TASK GOAL: Take the listing from its first line through the line that contains "import numpy as np" and please retype those lines exactly, leaving out the pictures.

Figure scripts
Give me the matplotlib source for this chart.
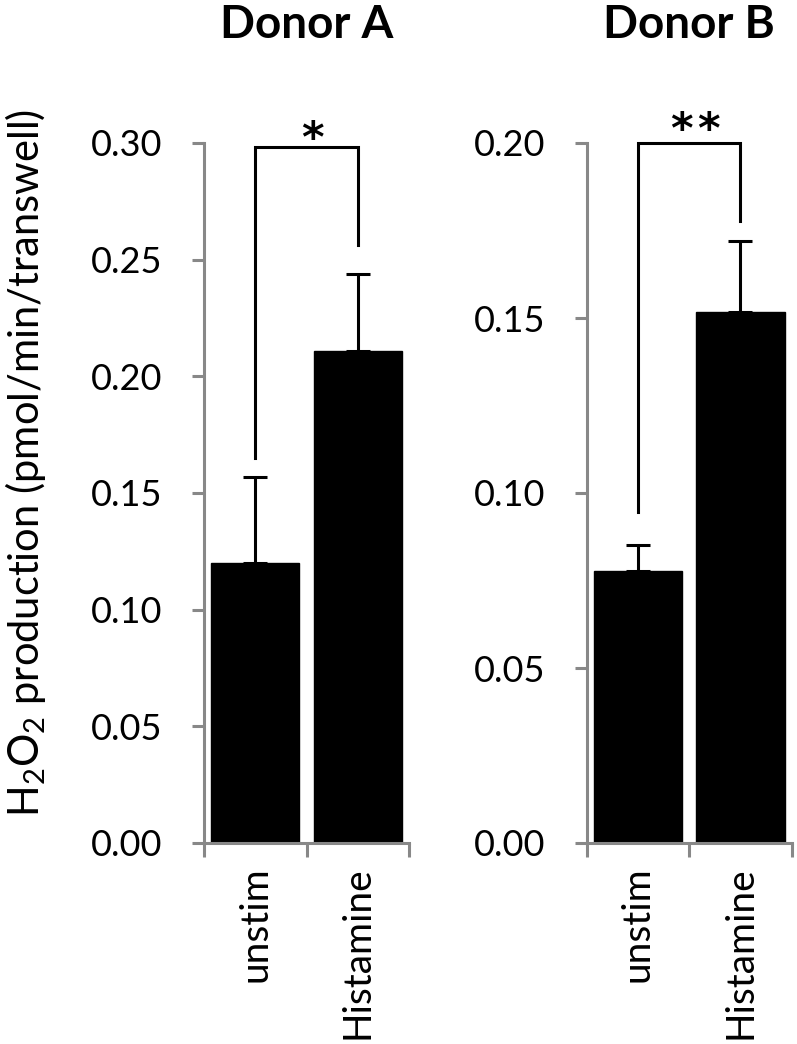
import matplotlib
matplotlib.use("Agg")
import matplotlib.pyplot as plt
import numpy as np

plt.rcParams['font.family'] = ['Lato', 'DejaVu Sans']
plt.rcParams['mathtext.fontset'] = 'custom'
plt.rcParams['mathtext.rm'] = 'Lato'
plt.rcParams['mathtext.it'] = 'Lato:italic'

categories = ["unstim", "Histamine"]
titles = ["Donor A", "Donor B"]
donor_a_values = [0.120, 0.211]
donor_a_errors = [0.037, 0.033]
donor_b_values = [0.0777, 0.1517]
donor_b_errors = [0.0074, 0.0203]
y_max = [0.30, 0.20]
y_ticks_a = [0.00, 0.05, 0.10, 0.15, 0.20, 0.25, 0.30]
y_ticks_b = [0.00, 0.05, 0.10, 0.15, 0.20]
sig_counts = [1, 2]
# bracket: (left leg bottom, top, right leg bottom)
brackets = [(0.165, 0.2984, 0.2565), (0.0945, 0.200, 0.1777)]

W, H = 797, 1044
fig = plt.figure(figsize=(W / 100, H / 100), dpi=100)

axis_color = '#888888'
panels = [
    (204, donor_a_values, donor_a_errors, y_ticks_a),
    (586.7, donor_b_values, donor_b_errors, y_ticks_b),
]
star_dy = [-3.5, 0.0]

for i, (left_px, vals, errs, yt) in enumerate(panels):
    ax = fig.add_axes([left_px / W, 1 - 843 / H, 205 / W, 700 / H])
    x = np.arange(len(categories))
    ax.bar(x, vals, width=0.86, color='black', edgecolor='black', zorder=2)
    ax.errorbar(x, vals, yerr=[np.zeros(len(errs)), errs], fmt='none',
                ecolor='black', elinewidth=2.2, capsize=8.5, capthick=2.2, zorder=3)
    ax.set_xlim(-0.5, 1.5)
    ax.set_ylim(0, y_max[i])
    ax.set_yticks(yt)
    ax.set_yticklabels([f"{v:.2f}" for v in yt])
    for s in ['top', 'right']:
        ax.spines[s].set_visible(False)
    for s in ['left', 'bottom']:
        ax.spines[s].set_color(axis_color)
        ax.spines[s].set_linewidth(2.2)
    ax.tick_params(axis='y', direction='out', length=9, width=2.2, color=axis_color,
                   labelsize=26, pad=21)
    # category boundary ticks (major), labels on minor ticks
    ax.set_xticks([-0.5, 0.5, 1.5])
    ax.set_xticklabels([])
    ax.set_xticks(x, minor=True)
    ax.set_xticklabels(categories, minor=True, rotation=90, fontsize=28, va='top')
    ax.tick_params(axis='x', which='major', direction='out', length=10, width=2.2,
                   color=axis_color)
    ax.tick_params(axis='x', which='minor', length=0, pad=17)
    ax.set_title(titles[i], fontsize=33, fontweight='bold', pad=0, y=1.0)
    ax.title.set_position((0.5, (843 - 38) / 700))
    ax.title.set_va('baseline')
    # significance bracket
    lb, top, rb = brackets[i]
    ax.plot([0, 0, 1, 1], [lb, top, top, rb], color='black', lw=2.2,
            clip_on=False, solid_joinstyle='miter', zorder=4)
    n = sig_counts[i]
    for k in range(n):
        dx = 4.0 + (k - (n - 1) / 2) * 19.0
        ax.annotate("*", xy=(0.5, top), xytext=(dx, star_dy[i]),
                    textcoords='offset points', ha='center', va='baseline',
                    fontsize=31, family='DejaVu Sans', fontweight='bold',
                    annotation_clip=False)

fig.text(26 / W, 1 - 463 / H,
         r'H$_\mathregular{2}$O$_\mathregular{2}$ production (pmol/min/transwell)',
         rotation=90, ha='center', va='center', fontsize=30)

fig.savefig("out.png", dpi=100)
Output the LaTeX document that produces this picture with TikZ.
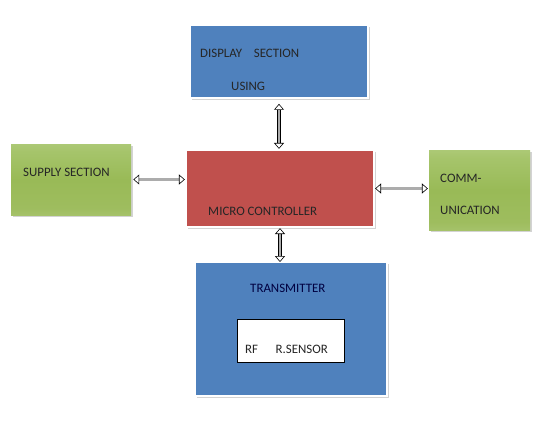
\documentclass[tikz,border=0pt]{standalone}
\usepackage{fontspec}
\setmainfont{Carlito}
\usetikzlibrary{arrows.meta, shadows, calc}
\definecolor{secblue}{RGB}{79, 129, 189}
\definecolor{secred}{RGB}{192, 80, 77}
\pgfdeclareverticalshading{greenshade}{100bp}{
  rgb(0bp)=(0.78,0.86,0.63); rgb(30bp)=(0.62,0.74,0.37); rgb(50bp)=(0.60,0.73,0.34);
  rgb(70bp)=(0.65,0.77,0.42); rgb(100bp)=(0.80,0.87,0.66)}

\begin{document}
\begin{tikzpicture}[
  x=0.03cm, y=-0.03cm,
  box/.style={draw=white, line width=1.2pt, inner sep=0pt, outer sep=0pt,
    drop shadow={opacity=0.35, shadow xshift=1.5pt, shadow yshift=-1.5pt}},
  bluebox/.style={box, fill=secblue},
  redbox/.style={box, fill=secred},
  greenbox/.style={box, draw=none, shading=greenshade},
  lbl/.style={anchor=west, inner sep=0pt, font=\fontsize{11}{13}\selectfont, text=black!85},
  dblarrow/.style={double=gray!65, double distance=2pt, line width=0.5pt,
    {Triangle[open, fill=white, length=5pt, width=8.5pt]}-{Triangle[open, fill=white, length=5pt, width=8.5pt]}}
]
  \useasboundingbox (0,0) rectangle (558,422);

  % blocks
  \node[bluebox, minimum width=178*0.03cm, minimum height=73*0.03cm] (disp) at (279,61.5) {};
  \node[greenbox, minimum width=120*0.03cm, minimum height=71*0.03cm] (supply) at (71,179.5) {};
  \node[redbox, minimum width=188*0.03cm, minimum height=77*0.03cm] (mc) at (280,188.5) {};
  \node[greenbox, minimum width=101*0.03cm, minimum height=80*0.03cm] (comm) at (479.5,190) {};
  \node[bluebox, minimum width=192*0.03cm, minimum height=134*0.03cm] (tx) at (291,329) {};
  \node[draw=black, line width=0.5pt, fill=white, minimum width=107*0.03cm, minimum height=43*0.03cm,
    inner sep=0pt] (rf) at (290.5,340.5) {};

  % texts
  \node[lbl] (dispA) at (200,53) {DISPLAY\ \ \ \ SECTION};
  \node[lbl] (dispB) at (231,86) {USING};
  \node[lbl] (supplyT) at (23,172) {SUPPLY SECTION};
  \node[lbl] (mcT) at (208,211) {MICRO CONTROLLER};
  \node[lbl] (commA) at (440,178) {COMM-};
  \node[lbl] (commB) at (440,210) {UNICATION};
  \node[lbl, text=blue!25!black] (txT) at (250,288) {TRANSMITTER};
  \node[lbl] (rfT) at (245,349) {RF\ \ \ \ \ \ R.SENSOR};

  % connectors
  \draw[dblarrow, shorten <=5pt, shorten >=1pt] (disp.south) -- (disp.south |- mc.north);
  \draw[dblarrow, shorten <=2pt, shorten >=1pt] (supply.east) -- (supply.east -| mc.west);
  \draw[dblarrow, shorten <=1pt, shorten >=1pt] (mc.east) -- (mc.east -| comm.west);
  \draw[dblarrow, shorten <=1pt, shorten >=0pt] (mc.south) -- (mc.south |- tx.north);
\end{tikzpicture}
\end{document}
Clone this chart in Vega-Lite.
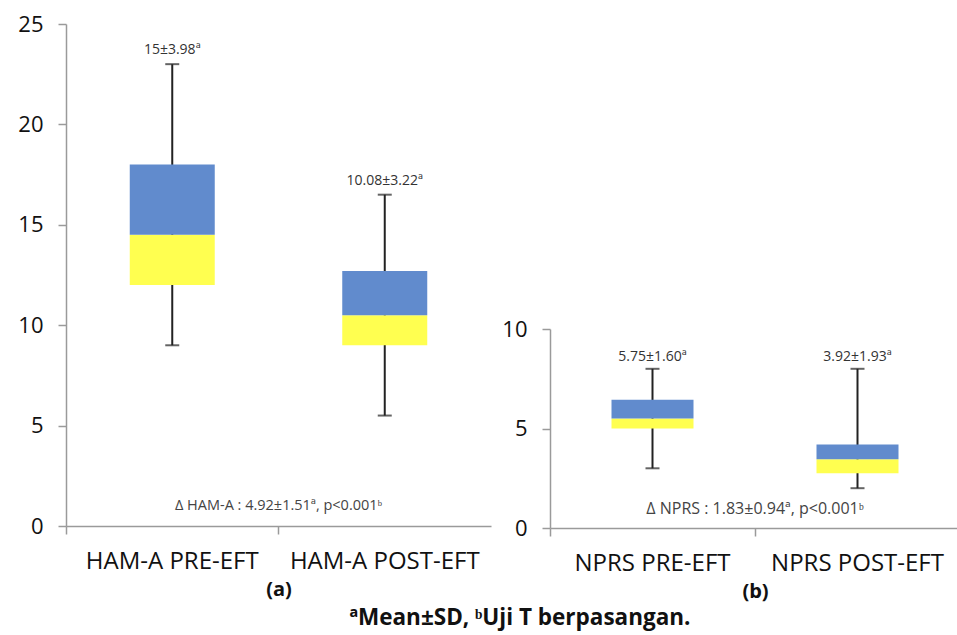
{
  "$schema": "https://vega.github.io/schema/vega-lite/v6.json",
  "background": "white",
  "padding": {"left": 17, "top": 13, "right": 0, "bottom": 2},
  "spacing": 10,
  "config": {
    "view": {"stroke": null},
    "font": "Open Sans",
    "axis": {"domainColor": "#9a9a9a", "tickColor": "#9a9a9a", "domainWidth": 1.5, "tickWidth": 1.5, "labelColor": "#111", "labelFont": "Open Sans", "tickSize": 8, "grid": false},
    "axisX": {"titleFontSize": 20, "titleFontWeight": "bold", "titleColor": "#111", "titlePadding": 6, "labelLimit": 400, "labelFontSize": 24, "labelPadding": 15}
  },
  "title": {"text": "ªMean±SD, ᵇUji T berpasangan.", "orient": "bottom", "anchor": "middle", "fontSize": 22.5, "fontWeight": "bold", "color": "#111", "offset": 6, "dx": 31},
  "datasets": {
    "ham": [
      {"group": "HAM-A PRE-EFT", "min": 9, "q1": 12, "median": 14.5, "q3": 18, "max": 23, "label": "15±3.98ª"},
      {"group": "HAM-A POST-EFT", "min": 5.5, "q1": 9, "median": 10.5, "q3": 12.7, "max": 16.5, "label": "10.08±3.22ª"}
    ],
    "nprs": [
      {"group": "NPRS PRE-EFT", "min": 3, "q1": 5, "median": 5.5, "q3": 6.45, "max": 8, "label": "5.75±1.60ª"},
      {"group": "NPRS POST-EFT", "min": 2, "q1": 2.75, "median": 3.45, "q3": 4.2, "max": 8, "label": "3.92±1.93ª"}
    ],
    "hamNote": [{"note": "Δ HAM-A : 4.92±1.51ª, p<0.001ᵇ"}],
    "nprsNote": [{"note": "Δ NPRS : 1.83±0.94ª, p<0.001ᵇ"}]
  },
  "hconcat": [
    {
      "width": 425,
      "height": 502,
      "layer": [
        {
          "data": {"name": "ham"},
          "mark": {"type": "rule", "color": "#222", "strokeWidth": 2},
          "encoding": {
            "x": {"field": "group", "type": "nominal", "sort": null, "scale": {"paddingInner": 0, "paddingOuter": 0},
                  "axis": {"title": "(a)", "labelAngle": 0, "bandPosition": 0}},
            "y": {"field": "min", "type": "quantitative", "scale": {"domain": [0, 25], "nice": false},
                  "axis": {"title": null, "values": [0, 5, 10, 15, 20, 25], "labelFontSize": 22, "labelPadding": 15}},
            "y2": {"field": "max"}
          }
        },
        {
          "data": {"name": "ham"},
          "mark": {"type": "bar", "color": "#ffff50", "width": {"band": 0.4}},
          "encoding": {
            "x": {"field": "group", "type": "nominal", "sort": null},
            "y": {"field": "q1", "type": "quantitative"},
            "y2": {"field": "median"}
          }
        },
        {
          "data": {"name": "ham"},
          "mark": {"type": "bar", "color": "#618bcd", "width": {"band": 0.4}},
          "encoding": {
            "x": {"field": "group", "type": "nominal", "sort": null},
            "y": {"field": "median", "type": "quantitative"},
            "y2": {"field": "q3"}
          }
        },
        {
          "data": {"name": "ham"},
          "mark": {"type": "tick", "color": "#222", "thickness": 2, "size": 14},
          "encoding": {
            "x": {"field": "group", "type": "nominal", "sort": null},
            "y": {"field": "max", "type": "quantitative"}
          }
        },
        {
          "data": {"name": "ham"},
          "mark": {"type": "tick", "color": "#222", "thickness": 2, "size": 14},
          "encoding": {
            "x": {"field": "group", "type": "nominal", "sort": null},
            "y": {"field": "min", "type": "quantitative"}
          }
        },
        {
          "data": {"name": "ham"},
          "mark": {"type": "text", "baseline": "bottom", "dy": -7, "fontSize": 14, "color": "#333"},
          "encoding": {
            "x": {"field": "group", "type": "nominal", "sort": null},
            "y": {"field": "max", "type": "quantitative"},
            "text": {"field": "label"}
          }
        },
        {
          "data": {"name": "hamNote"},
          "mark": {"type": "text", "baseline": "middle", "fontSize": 14.5, "color": "#444"},
          "encoding": {
            "y": {"datum": 1, "type": "quantitative"},
            "text": {"field": "note"}
          }
        }
      ]
    },
    {
      "spacing": 0,
      "vconcat": [
        {
          "width": 410,
          "height": 294,
          "data": {"values": [{}]},
          "mark": {"type": "point", "opacity": 0}
        },
        {
          "width": 410,
          "height": 199,
          "layer": [
            {
              "data": {"name": "nprs"},
              "mark": {"type": "rule", "color": "#222", "strokeWidth": 2},
              "encoding": {
                "x": {"field": "group", "type": "nominal", "sort": null, "scale": {"paddingInner": 0, "paddingOuter": 0},
                      "axis": {"title": "(b)", "labelAngle": 0, "bandPosition": 0}},
                "y": {"field": "min", "type": "quantitative", "scale": {"domain": [0, 10], "nice": false},
                      "axis": {"title": null, "values": [0, 5, 10], "labelFontSize": 22, "labelPadding": 15}},
                "y2": {"field": "max"}
              }
            },
            {
              "data": {"name": "nprs"},
              "mark": {"type": "bar", "color": "#ffff50", "width": {"band": 0.4}},
              "encoding": {
                "x": {"field": "group", "type": "nominal", "sort": null},
                "y": {"field": "q1", "type": "quantitative"},
                "y2": {"field": "median"}
              }
            },
            {
              "data": {"name": "nprs"},
              "mark": {"type": "bar", "color": "#618bcd", "width": {"band": 0.4}},
              "encoding": {
                "x": {"field": "group", "type": "nominal", "sort": null},
                "y": {"field": "median", "type": "quantitative"},
                "y2": {"field": "q3"}
              }
            },
            {
              "data": {"name": "nprs"},
              "mark": {"type": "tick", "color": "#222", "thickness": 2, "size": 14},
              "encoding": {
                "x": {"field": "group", "type": "nominal", "sort": null},
                "y": {"field": "max", "type": "quantitative"}
              }
            },
            {
              "data": {"name": "nprs"},
              "mark": {"type": "tick", "color": "#222", "thickness": 2, "size": 14},
              "encoding": {
                "x": {"field": "group", "type": "nominal", "sort": null},
                "y": {"field": "min", "type": "quantitative"}
              }
            },
            {
              "data": {"name": "nprs"},
              "mark": {"type": "text", "baseline": "bottom", "dy": -5, "fontSize": 14, "color": "#333"},
              "encoding": {
                "x": {"field": "group", "type": "nominal", "sort": null},
                "y": {"field": "max", "type": "quantitative"},
                "text": {"field": "label"}
              }
            },
            {
              "data": {"name": "nprsNote"},
              "mark": {"type": "text", "baseline": "middle", "fontSize": 16, "color": "#444"},
              "encoding": {
                "y": {"datum": 0.95, "type": "quantitative"},
                "text": {"field": "note"}
              }
            }
          ]
        }
      ]
    }
  ]
}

REPLY TO THE EXERCISE:
Give me the matplotlib source for this chart.
import matplotlib
matplotlib.use("Agg")
import matplotlib.pyplot as plt
import numpy as np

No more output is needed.